So many missionaries came and told of their ministry. While I was excited about all of them, I was most impressed with the little old ladies who worked with the lepers binding up their oozing sores and exposing themselves to the disease. Living in the filthiest conditions where the smell would cause one to retch. They had a dedication that is hardly known in today’s world. They had given their lives to Christ’s ministry to the despised and unwanted.
After these many years their memory still humbles me. They knew and experienced John 15:13 “Greater love has no one than this that he lay down his life for his friends.” They truly laid down their lives for those they cared for.
This small church we attended helped to support these and others who were sent out to minister to body and soul.
The messages were straight forward. Sin was sin and holiness could not be mistaken for anything but walking in the light of GOD’S word.
The people were old time Pentecostals who were there at the beginning of the last century outpouring of the Holy Spirit. Because of their experiences in the early years they seemed a little strange to me and when they got up to testify you could tell they were from this early time. Sometimes they wouldn’t stop and the congregation would start singing to get them to stop preaching and sit down.
The name of the church was at first “The Glory Barn,” and it remained so until the people felt it would be more dignified to change it to “Bethel Tabernacle.”

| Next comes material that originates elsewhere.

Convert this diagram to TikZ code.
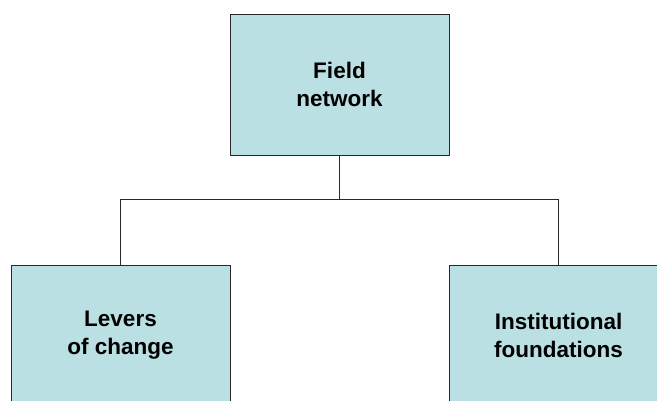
\documentclass[tikz,border=0pt]{standalone}
\usepackage{fontspec}
\setmainfont{Liberation Sans}
\usepackage{tikz}

\definecolor{boxfill}{RGB}{187,224,227}
\definecolor{edgegray}{RGB}{40,40,40}

\tikzset{
  orgbox/.style={draw=edgegray, line width=0.9pt, fill=boxfill, minimum width=219pt,
    minimum height=141pt, inner sep=0pt, align=center,
    font=\bfseries\fontsize{22.5}{28}\selectfont},
  orgline/.style={draw=edgegray, line width=0.8pt}
}

\begin{document}
\begin{tikzpicture}[x=1pt,y=1pt,yscale=-1,xscale=1]
\useasboundingbox (0,0) rectangle (657,401);

% Boxes
\node [orgbox] (field) at (339.5,84.5) {Field\\network};
\node [orgbox] (levers) at (120.5,335.5) {Levers\\of change};
\node [orgbox] (found) at (558.5,335.5) {Institutional\\foundations};

% Branch point
\coordinate (bus) at (339.5,199);

% Connectors
\draw [orgline] (field.south) -- (bus);
\draw [orgline] (bus) -| (levers.north);
\draw [orgline] (bus) -| (found.north);

\end{tikzpicture}
\end{document}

Much of my life revolved around there. My spiritual life began there. I met and married my wife there. My children were born while attending there. It is no wonder I still have ties to that church in my memories.
The congregation left that building and moved to another location and changed the name to “Bethel,” this is where my children grew up. Finally the strong supporters of Bethel moved away and after awhile the church closed its doors. Today there is no Glory Barn, there is no Bethel Tabernacle, and there is no Bethel.